Having repeatedly come up short, the plaintiffs in an excessive fee case have just come up short – again.

The plaintiffs in this case have been at it since February 2016, when they, represented by the St. Louis-based litigation powerhouse Schlichter, Bogard & Denton, first challenged the $19 billion Chevron plan’s decision to offer the Vanguard Prime Money Market Fund, rather than a lower-cost and better-performing stable value fund.

The plaintiffs had asked the full (en banc) Ninth Circuit to consider their case, arguing that the three-judge panel improperly held their claims to a strict pleading standard that conflicted with other decisions from the Ninth Circuit and other appeals courts.

The plaintiffs had argued that their case “…presents a question of exceptional importance over a rule of national application for which there is an overriding need for national uniformity, namely, the proper pleading standards to apply to a fiduciary breach claim under the Employee Retirement Income Security Act (ERISA),” specifically, is it sufficient for an ERISA plaintiff to allege indirectly that a fiduciary process was tainted by lack of effort, competence, or loyalty? The plaintiffs argue that the Seventh and Eighth Circuits hold it is, and that the Fifth Circuit and the Ninth “agree with the principles underlying those decisions” – and thus that the previous Chevron decision is in conflict, not only with those decisions, but with decisions in the Ninth Circuit itself. “The panel imposed the wrong standard, an impermissibly strict standard, which the Court en banc should correct,” they argue.

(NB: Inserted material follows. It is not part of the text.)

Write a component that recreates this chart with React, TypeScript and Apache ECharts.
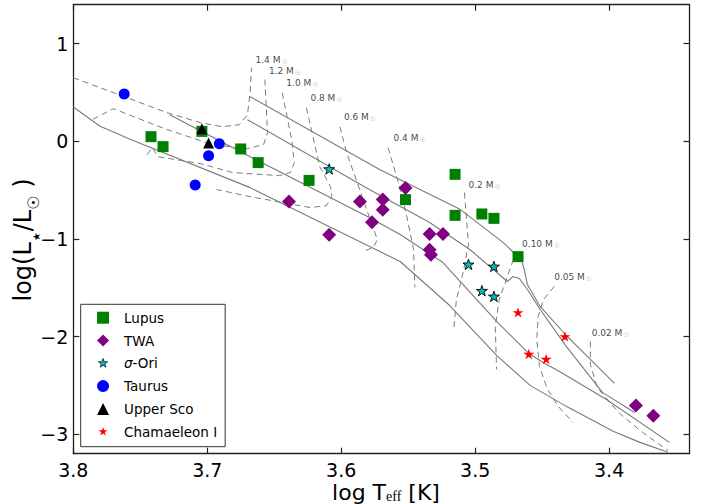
import React, { useEffect, useRef } from "react";
import * as echarts from "echarts";

// ---- observed data (log Teff, log L/Lsun) ----
const lupus = [[3.742,0.048],[3.733,-0.054],[3.704,0.102],[3.675,-0.078],[3.662,-0.218],[3.624,-0.400],[3.552,-0.597],[3.515,-0.338],[3.515,-0.758],[3.495,-0.744],[3.486,-0.789],[3.468,-1.181]];
const twa = [[3.639,-0.615],[3.609,-0.956],[3.586,-0.615],[3.569,-0.597],[3.569,-0.700],[3.577,-0.830],[3.552,-0.477],[3.534,-0.949],[3.524,-0.949],[3.534,-1.110],[3.533,-1.161],[3.380,-2.705],[3.367,-2.810]];
const sigmaOri = [[3.609,-0.283],[3.505,-1.260],[3.486,-1.281],[3.495,-1.530],[3.486,-1.588]];
const taurus = [[3.762,0.486],[3.709,-0.447],[3.699,-0.147],[3.691,-0.024]];
const upperSco = [[3.704,0.130],[3.699,-0.016]];
const chaI = [[3.468,-1.752],[3.433,-1.998],[3.460,-2.178],[3.447,-2.230]];

// ---- isochrones (solid) ----
const iso1 = [[3.668,0.458],[3.571,-0.290],[3.511,-0.699],[3.479,-1.037],[3.469,-1.170],[3.465,-1.231],[3.463,-1.334],[3.461,-1.467],[3.452,-1.682],[3.432,-1.989],[3.414,-2.234],[3.396,-2.480]];
const iso2 = [[3.670,0.222],[3.579,-0.494],[3.534,-0.832],[3.504,-1.108],[3.476,-1.436],[3.472,-1.385],[3.467,-1.405],[3.461,-1.518],[3.452,-1.712],[3.432,-2.101],[3.405,-2.572],[3.381,-2.777]];
const iso3 = [[3.728,0.273],[3.668,-0.157],[3.579,-0.781],[3.556,-0.955],[3.524,-1.242],[3.484,-1.845],[3.460,-2.173],[3.448,-2.275],[3.437,-2.357],[3.427,-2.439],[3.402,-2.644],[3.355,-3.084]];
const iso4 = [[3.800,0.352],[3.780,0.154],[3.758,0.025],[3.668,-0.474],[3.556,-1.231],[3.519,-1.682],[3.484,-2.193],[3.459,-2.500],[3.432,-2.715],[3.397,-2.971],[3.377,-3.084],[3.356,-3.186]];

// ---- mass tracks (dashed) ----
const track14 = [[3.800,0.652],[3.730,0.294],[3.705,0.191],[3.689,0.150],[3.676,0.171],[3.670,0.273],[3.668,0.498],[3.667,0.754]];
const track12 = [[3.657,0.632],[3.655,0.089],[3.658,-0.034],[3.670,-0.075],[3.696,-0.034],[3.732,0.130],[3.770,0.335],[3.786,0.222]];
const track10 = [[3.644,0.498],[3.637,0.017],[3.635,-0.218],[3.638,-0.320],[3.646,-0.351],[3.681,-0.320],[3.705,-0.228],[3.737,-0.157],[3.741,-0.064],[3.746,-0.157]];
const track08 = [[3.626,0.345],[3.616,-0.259],[3.608,-0.464],[3.607,-0.566],[3.611,-0.658],[3.623,-0.679],[3.668,-0.566],[3.693,-0.494]];
const track06 = [[3.601,0.150],[3.596,-0.116],[3.588,-0.423],[3.581,-0.699],[3.573,-1.006],[3.576,-1.088],[3.584,-1.129]];
const track04 = [[3.565,-0.064],[3.558,-0.392],[3.551,-0.771],[3.546,-1.108],[3.545,-1.497]];
const track02 = [[3.508,-0.525],[3.505,-1.057],[3.509,-1.344],[3.514,-1.620],[3.516,-1.927]];
const track010 = [[3.465,-1.149],[3.472,-1.231],[3.476,-1.385],[3.482,-1.620],[3.485,-1.897],[3.484,-2.337]];
const track005 = [[3.441,-1.487],[3.449,-1.620],[3.453,-1.794],[3.454,-2.030],[3.452,-2.306],[3.446,-2.541],[3.438,-2.715],[3.427,-2.879]];
const track002 = [[3.414,-2.050],[3.414,-2.286],[3.409,-2.521],[3.393,-2.777],[3.375,-2.982],[3.356,-3.166]];

const massLabels = ["1.4","1.2","1.0","0.8","0.6","0.4","0.2","0.10","0.05","0.02"];
const massLabelX = [3.664,3.654,3.641,3.623,3.598,3.561,3.505,3.465,3.441,3.413];
const massLabelY = [0.826,0.713,0.591,0.437,0.243,0.028,-0.453,-1.057,-1.395,-1.968];

const xTicks = [3.8,3.7,3.6,3.5,3.4];
const yTicks = [-3,-2,-1,0,1];

const FONT = "'DejaVu Sans', sans-serif";

function starPath(pad: number): string {
  const pts: string[] = [];
  for (let i = 0; i < 10; i++) {
    const a = -Math.PI / 2 + (i * Math.PI) / 5;
    const r = i % 2 === 0 ? 1 : 0.382;
    pts.push((r * Math.cos(a)).toFixed(4) + "," + (r * Math.sin(a)).toFixed(4));
  }
  const box = pad > 1 ? `M${-pad},${-pad}M${pad},${pad}` : "";
  return "path://" + box + "M" + pts.join("L") + "Z";
}

export default function App() {
  const ref = useRef<HTMLDivElement>(null);
  useEffect(() => {
    const chart = echarts.init(ref.current!, null, { renderer: "svg" });
    const STAR = starPath(0);
    const STAR_LEG = starPath(1.25);
    const axisColor = "#222";
    const isoStyle = { color: "#7a7a7a", width: 1.1, type: "solid" as const };
    const trackStyle = { color: "#7c7c7c", width: 1, type: [6, 4] as any };
    const lineSeries = (name: string, data: number[][], style: any) => ({
      name, type: "line", data, showSymbol: false, symbol: "none", silent: true,
      lineStyle: style, z: 1, clip: true, animation: false,
    });
    const sc = (name: string, data: number[][], symbol: string, size: number, color: string, border?: string) => ({
      name, type: "scatter", data, symbol, symbolSize: size, symbolKeepAspect: true,
      itemStyle: { color, borderColor: border || color, borderWidth: border ? 0.9 : 0, opacity: 1 },
      z: 5, animation: false,
    });
    const baseX = {
      type: "value", min: 3.34, max: 3.8, inverse: true,
      splitLine: { show: false },
      axisLine: { show: true, onZero: false, lineStyle: { color: axisColor, width: 1.3 } },
      axisTick: { show: true, inside: true, length: 6, customValues: xTicks, lineStyle: { color: axisColor, width: 1.2 } },
    };
    const baseY = {
      type: "value", min: -3.2, max: 1.4,
      splitLine: { show: false },
      axisLine: { show: true, onZero: false, lineStyle: { color: axisColor, width: 1.3 } },
      axisTick: { show: true, inside: true, length: 6, customValues: yTicks, lineStyle: { color: axisColor, width: 1.2 } },
    };
    chart.setOption({
      animation: false,
      backgroundColor: "#fff",
      grid: { left: 73.3, right: 15.5, top: 4.7, bottom: 50.3, containLabel: false },
      xAxis: [
        { ...baseX, position: "bottom",
          axisLabel: { show: true, customValues: xTicks, formatter: (v: number) => v.toFixed(1), fontSize: 19, lineHeight: 19, fontFamily: FONT, color: "#000", margin: 7 } },
        { ...baseX, position: "top", axisLabel: { show: false } },
      ],
      yAxis: [
        { ...baseY, position: "left",
          axisLabel: { show: true, customValues: yTicks, formatter: (v: number) => (v < 0 ? "\u2212" + Math.abs(v) : String(v)), fontSize: 19, fontFamily: FONT, color: "#000", margin: 5 } },
        { ...baseY, position: "right", axisLabel: { show: false } },
      ],
      legend: {
        data: [
          { name: "Lupus" }, { name: "TWA" },
          { name: "σ-Ori", icon: STAR_LEG, itemStyle: { color: "#00BFBF", borderColor: "#000", borderWidth: 0.7 } },
          { name: "Taurus" }, { name: "Upper Sco" },
          { name: "Chamaeleon I", icon: STAR_LEG, itemStyle: { color: "#ff0000", borderColor: "#ff0000", borderWidth: 0 } },
        ],
        orient: "vertical", left: 80.7, top: 304.3,
        padding: [5.4, 8, 7, 16], itemGap: 6.8, itemWidth: 12, itemHeight: 12,
        borderColor: "#333", borderWidth: 1, backgroundColor: "#fff",
        selectedMode: false,
        formatter: (n: string) => (n === "σ-Ori" ? "{i|σ}-Ori" : n),
        textStyle: { fontSize: 13.5, lineHeight: 16, fontFamily: FONT, color: "#000", padding: [0, 0, 0, 10],
          rich: { i: { fontStyle: "italic", fontSize: 13.5, fontFamily: FONT, color: "#000" } } },
      },
      series: [
        lineSeries("iso1", iso1, isoStyle),
        lineSeries("iso2", iso2, isoStyle),
        lineSeries("iso3", iso3, isoStyle),
        lineSeries("iso4", iso4, isoStyle),
        lineSeries("t14", track14, trackStyle),
        lineSeries("t12", track12, trackStyle),
        lineSeries("t10", track10, trackStyle),
        lineSeries("t08", track08, trackStyle),
        lineSeries("t06", track06, trackStyle),
        lineSeries("t04", track04, trackStyle),
        lineSeries("t02", track02, trackStyle),
        lineSeries("t010", track010, trackStyle),
        lineSeries("t005", track005, trackStyle),
        lineSeries("t002", track002, trackStyle),
        {
          name: "massLabels", type: "scatter", symbolSize: 0, silent: true, z: 4,
          data: massLabels.map((m, i) => ({ value: [massLabelX[i], massLabelY[i]], name: m })),
          label: {
            show: true, position: "right", distance: 0,
            formatter: (p: any) => `{m|${p.name} M}{s|☉}`,
            rich: {
              m: { fontSize: 9, fontFamily: FONT, color: "#111", lineHeight: 10, verticalAlign: "top" },
              s: { fontSize: 7, fontFamily: FONT, color: "#888", lineHeight: 7, verticalAlign: "bottom", padding: [0, 0, 0, 1] },
            },
          },
        },
        sc("Lupus", lupus, "rect", 11, "#008000"),
        sc("TWA", twa, "diamond", 14, "#800080"),
        sc("σ-Ori", sigmaOri, STAR, 11, "#00BFBF", "#000"),
        sc("Taurus", taurus, "circle", 11, "#0000ff"),
        sc("Upper Sco", upperSco, "triangle", 11, "#000000"),
        sc("Chamaeleon I", chaI, STAR, 11, "#ff0000"),
      ],
      graphic: [
        {
          type: "text", x: 386, y: 492, silent: true,
          style: {
            text: "{a|log T}{b|eff}{a| [K]}",
            align: "center", verticalAlign: "middle", textAlign: "center", textVerticalAlign: "middle",
            rich: {
              a: { fontSize: 22, fontFamily: FONT, fill: "#000", color: "#000", lineHeight: 22, verticalAlign: "top" },
              b: { fontSize: 14, fontFamily: "'Liberation Serif', serif", fill: "#000", color: "#000", lineHeight: 12, verticalAlign: "bottom" },
            },
          },
        },
        {
          type: "text", x: 26, y: 240, rotation: Math.PI / 2, silent: true,
          style: {
            text: "{a|log(L}{t|★}{a|/L}{s|☉}{a| )}",
            align: "center", verticalAlign: "middle", textAlign: "center", textVerticalAlign: "middle",
            rich: {
              a: { fontSize: 24, fontFamily: FONT, fill: "#000", color: "#000", lineHeight: 31, verticalAlign: "top" },
              t: { fontSize: 10, fontFamily: FONT, fill: "#000", color: "#000", lineHeight: 12, verticalAlign: "bottom", padding: [0, 1, 0, 1] },
              s: { fontSize: 16, fontFamily: FONT, fill: "#000", color: "#000", lineHeight: 16, verticalAlign: "bottom" },
            },
          },
        },
      ],
    });
    return () => chart.dispose();
  }, []);
  return <div ref={ref} style={{ position: "fixed", left: 0, top: 0, width: 705, height: 504 }} />;
}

However, that argument proved to be unpersuasive. In a short statement, it was noted that “Judge Hurwitz has voted to deny the petition for rehearing en banc, and Judges Hawkins and Eaton so recommend. The full court has been advised of the petition for rehearing en banc, and no judge has requested a vote on whether to rehear the matter en banc.”

All of which means, of course, that the Ninth Circuit’s rejection of the plaintiffs’ case stands – basically a finding that the participants’ assertion that Chevron acted in its own interests and Vanguard’s interests rather than the participants’ interests was “entirely speculative” and “unsupported by any facts.”

The case is White et al. v. Chevron Corp. et al., case number 17-16208, in the U.S. Court of Appeals for the Ninth Circuit.